Writer: Rob Williams
Artists: Leandro Casco and Simon Fraser
Colourist: Gary Caldwell
Publisher: Titan Comics
RRP: UK £2.90, US $3.99
Age: 12+
32 pages
Publication Date: 30 March 2016


Breathless twists abound as the Eleventh Doctor series jumps into a new gear. The Doctor, Alice, Abslom Daak, the Squire and very special guest jail-breaker River Song have broken into the most dangerous prison in the entire universe – one designed to hold criminals and time-tossed despots of every insane description and unfathomable power. But unfortunately the Doctor seems to have forgotten his very clever plan…

The blasts from the past just keep on coming as the Doctor and co break into Shada, the Time Lord prison planet that featured in a serial, written by Douglas (Hitchhiker’s) Adams no less, that was partially recorded during Tom Baker’s time in the title role, but never completed. Art imitates life, and that story’s uncertain status is echoed here by the Eleventh Doctor’s vague recollection of it: “It was deleted from my memory. Like it… never happened.

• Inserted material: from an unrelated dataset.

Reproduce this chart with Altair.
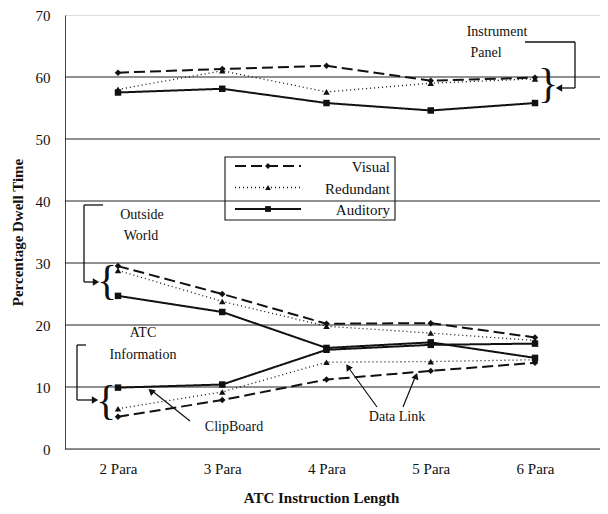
import altair as alt
import pandas as pd

categories = ["2 Para", "3 Para", "4 Para", "5 Para", "6 Para"]
conditions = ["Visual", "Redundant", "Auditory"]
marker_shapes = ["diamond", "triangle-up", "square"]
dash_styles = [[11, 5], [1, 3], [1, 0]]
line_widths = [2.0, 1.3, 2.0]

ip_visual = [60.7, 61.3, 61.8, 59.4, 59.9]
ip_redundant = [58.0, 61.0, 57.6, 59.0, 59.7]
ip_auditory = [57.5, 58.1, 55.8, 54.6, 55.8]

ow_visual = [29.5, 25.0, 20.2, 20.3, 18.0]
ow_redundant = [28.8, 23.8, 19.8, 18.7, 17.5]
ow_auditory = [24.7, 22.1, 16.3, 17.2, 14.7]

atc_visual = [5.2, 7.9, 11.2, 12.6, 13.9]
atc_redundant = [6.5, 9.2, 14.0, 14.1, 14.4]
atc_auditory = [9.9, 10.4, 16.0, 16.8, 17.0]

grid_values = [0, 10, 20, 30, 40, 50, 60]
y_ticks = [0, 10, 20, 30, 40, 50, 60, 70]

series = {
    ("Instrument Panel", "Visual"): ip_visual,
    ("Instrument Panel", "Redundant"): ip_redundant,
    ("Instrument Panel", "Auditory"): ip_auditory,
    ("Outside World", "Visual"): ow_visual,
    ("Outside World", "Redundant"): ow_redundant,
    ("Outside World", "Auditory"): ow_auditory,
    ("ATC Information", "Visual"): atc_visual,
    ("ATC Information", "Redundant"): atc_redundant,
    ("ATC Information", "Auditory"): atc_auditory,
}
rows = []
for (g, c), vals in series.items():
    for cat, v in zip(categories, vals):
        rows.append({"group": g, "condition": c, "length": cat, "value": v})
df = pd.DataFrame(rows)

FONT = "Liberation Serif"
INK = "#111111"
W, H = 535, 434

x_enc = alt.X(
    "length:O",
    sort=categories,
    scale=alt.Scale(type="point", domain=categories, range=[53, 470], padding=0),
    axis=alt.Axis(title="ATC Instruction Length", labelAngle=0, domain=False, ticks=False,
                  labelPadding=12, titlePadding=14, labelFont=FONT, labelFontSize=15,
                  titleFont=FONT, titleFontSize=15, titleFontWeight="bold",
                  labelColor=INK, titleColor=INK, titleX=256),
)
y_enc = alt.Y(
    "value:Q",
    scale=alt.Scale(domain=[0, 70], nice=False, zero=True),
    axis=alt.Axis(title="Percentage Dwell Time", values=y_ticks, grid=False, ticks=False,
                  domain=True, domainColor="#444444", domainWidth=1,
                  labelPadding=15, titlePadding=10, labelFont=FONT, labelFontSize=15,
                  titleFont=FONT, titleFontSize=15, titleFontWeight="bold",
                  labelColor=INK, titleColor=INK),
)

grid = alt.Chart(pd.DataFrame({"value": grid_values})).mark_rule(
    color="#222222", strokeWidth=1
).encode(y=y_enc)

line_layers = [
    alt.Chart(df).transform_filter(alt.datum.condition == cond).mark_line(
        color=INK, strokeDash=dsh, strokeWidth=lw
    ).encode(x=x_enc, y=y_enc, detail="group:N")
    for cond, dsh, lw in zip(conditions, dash_styles, line_widths)
]

point_layers = [
    alt.Chart(df).transform_filter(alt.datum.condition == cond).mark_point(
        filled=True, color=INK, opacity=1, shape=shp, size=42
    ).encode(x=x_enc, y=y_enc)
    for cond, shp in zip(conditions, marker_shapes)
]

one = pd.DataFrame({"a": [0]})


def label(text, x, y, size=14, align="center"):
    return alt.Chart(one).mark_text(
        text=text, font=FONT, fontSize=size, color=INK, align=align, baseline="middle"
    ).encode(x=alt.value(x), y=alt.value(y))


def seg(x1, y1, x2, y2, w=1.3, dash=None):
    kw = {"color": INK, "strokeWidth": w}
    if dash is not None:
        kw["strokeDash"] = dash
    return alt.Chart(one).mark_rule(**kw).encode(
        x=alt.value(x1), y=alt.value(y1), x2=alt.value(x2), y2=alt.value(y2)
    )


def head(x, y, angle, size=55):
    return alt.Chart(one).mark_point(
        shape="triangle-up", filled=True, color=INK, opacity=1, size=size, angle=angle
    ).encode(x=alt.value(x), y=alt.value(y))


def marker(x, y, shape, size=34):
    return alt.Chart(one).mark_point(
        shape=shape, filled=True, color=INK, opacity=1, size=size
    ).encode(x=alt.value(x), y=alt.value(y))


def brace(ch, x, y, size=40):
    return alt.Chart(one).mark_text(
        text=ch, font=FONT, fontSize=size, color=INK, align="center", baseline="middle"
    ).encode(x=alt.value(x), y=alt.value(y))


# legend (drawn as a key box inside the plot)
legend_box = alt.Chart(one).mark_rect(fill=None, stroke=INK, strokeWidth=1.1).encode(
    x=alt.value(160), x2=alt.value(330), y=alt.value(142), y2=alt.value(205)
)
legend_layers = [legend_box]
for i, (cond, shp, dsh, lw) in enumerate(zip(conditions, marker_shapes, dash_styles, line_widths)):
    ry = 151 + i * 21.5
    legend_layers.append(seg(170, ry, 236, ry, w=lw, dash=dsh))
    legend_layers.append(marker(203, ry, shp))
    legend_layers.append(label(cond, 325, ry + 1, size=15, align="right"))

annotations = [
    # Instrument Panel
    label("Instrument", 432, 17), label("Panel", 421, 38),
    seg(460, 27, 510, 27), seg(510, 27, 510, 73), seg(510, 73, 495, 73),
    head(494, 73, 270), brace("}", 483, 69, 42),
    # Outside World
    label("Outside", 77, 200), label("World", 76, 221),
    seg(19, 190, 38, 190), seg(19, 190, 19, 267), seg(19, 267, 30, 267),
    head(31, 267, 90), brace("{", 42, 266, 42),
    # ATC Information
    label("ATC", 78, 318), label("Information", 78, 340),
    seg(12, 330, 21, 330), seg(12, 330, 12, 385), seg(12, 385, 28, 385),
    head(30, 385, 90), brace("{", 41, 386, 42),
    # ClipBoard
    label("ClipBoard", 169, 412), seg(125, 406, 86, 375, 1.2), head(86, 376, 310),
    # Data Link
    label("Data Link", 332, 402),
    seg(312, 392, 283, 352, 1.2), head(283, 352, 326),
    seg(338, 392, 351, 360, 1.2), head(351, 361, 20),
]

chart = alt.layer(grid, *line_layers, *point_layers, *legend_layers, *annotations).properties(
    width=W, height=H,
    autosize=alt.AutoSizeParams(type="none"),
    padding={"left": 57, "top": 7, "right": 0, "bottom": 58},
).configure_view(stroke=None).configure(background="white")

chart.save("out.html", embed_options={"renderer": "svg", "actions": False})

A movie that was never filmed.”

Writer Rob Williams is clearly a fan of Douglas Adams, as another of his ideas is present in the form of a depressed artificial intelligence. The Squire reasons with this machine in much the same way that the Doctor wins over the ship’s computer in Shada. And that’s not all – five issues ago, the Doctor tackled a spatiotemporal problem in an infinitely improbable way by using a “sort of constantly changing exotic matter just to get past the event ripple. Preferably, ohhh, a proteinogenic amino acid with a neat line in barrier osmosis, ideally in an excited thermal state” – say, a nice hot cup of tea!

Two illustrators share the art chores in this issue, with Leandro Casco handling the first 14 pages of the strip and Simon Fraser supplying the rest. Their styles are quite different, with Casco producing arguably more photo-realistic likenesses of Matt Smith, but with a less dynamic effect overall. Casco chooses to depict the criminals imprisoned on Shada as cowled figures (maybe that’s the prison uniform), none of whom look much like Time Lords, one of whom looks suspiciously like Emperor Palpatine from the Star Wars movies.

Both artists elect to show their brief snippets of the Master in his Roger Delgado incarnation, which I find odd, because I had assumed that the Master would have looked like Derek Jacobi during the Time War (or be unrecognisable). It is possible that the records on Shada show the Delgado Master as just an example of one of his incarnations, or perhaps the Time Lords chose this form when they resurrected him to fight in the war.

Despite a few flaws in this instalment, which also include a rather downbeat cliffhanger ending, there’s no escaping the intrigue of this storyline.